Here I go again saying how Germany
missed an opportunity - twice - to be the world's technical superpower by starting
wars that numerically proved it could never win. Scientists and engineers of Deutschland
designed and implemented what would be the first wirelessly guided missile for correcting
the flight path of the V-2 rocket (the "V" stood for Vergeltungswaffe, or vengeance weapon).
This article from a 1945 edition of Radio News magazine describes how a
radio "cone" was formed by a ground-based transmitter array that caused an airborne
guidance system to keep the rocket on course during the boost phase of its flight.
Embarrassingly, I don't recall having known about this amazing technology.
How the V-2 Rocket Is Wirelessly Controlled
High-Altitude photographs taken by U. S.
bombers record that V−2 rockets rise into the air in zig-zags controlled by a device
known as a "radio cage," is reported from British sources.

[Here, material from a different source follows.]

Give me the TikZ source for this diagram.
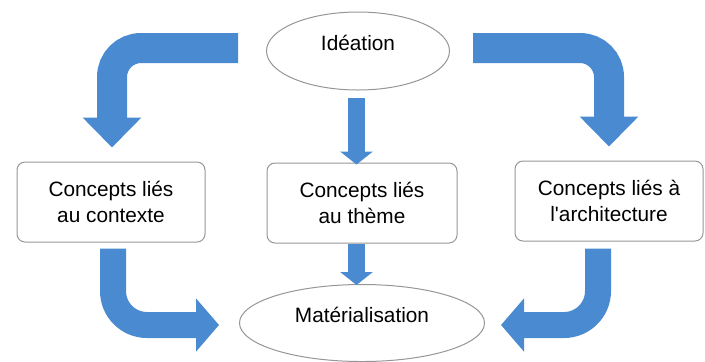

This control equipment is carried inside the V−2 and is part of the system for
altering the path of the rocket in flight.
It consists of a circular launching area ringed with radio units each sending
up an invisible beam. These beams cone like a group of search-lights at a point
perhaps 10 to 15 miles above the earth forming a cage enclosing the launching area
below.
On striking any part of the cage, the projectile rising off the ground receives
impulses from a beam which deflects it in a zig-zag path from one side of the cage
to the other until it emerges at the top.
This aiming system establishes direction only; range is determined by fuel consumption.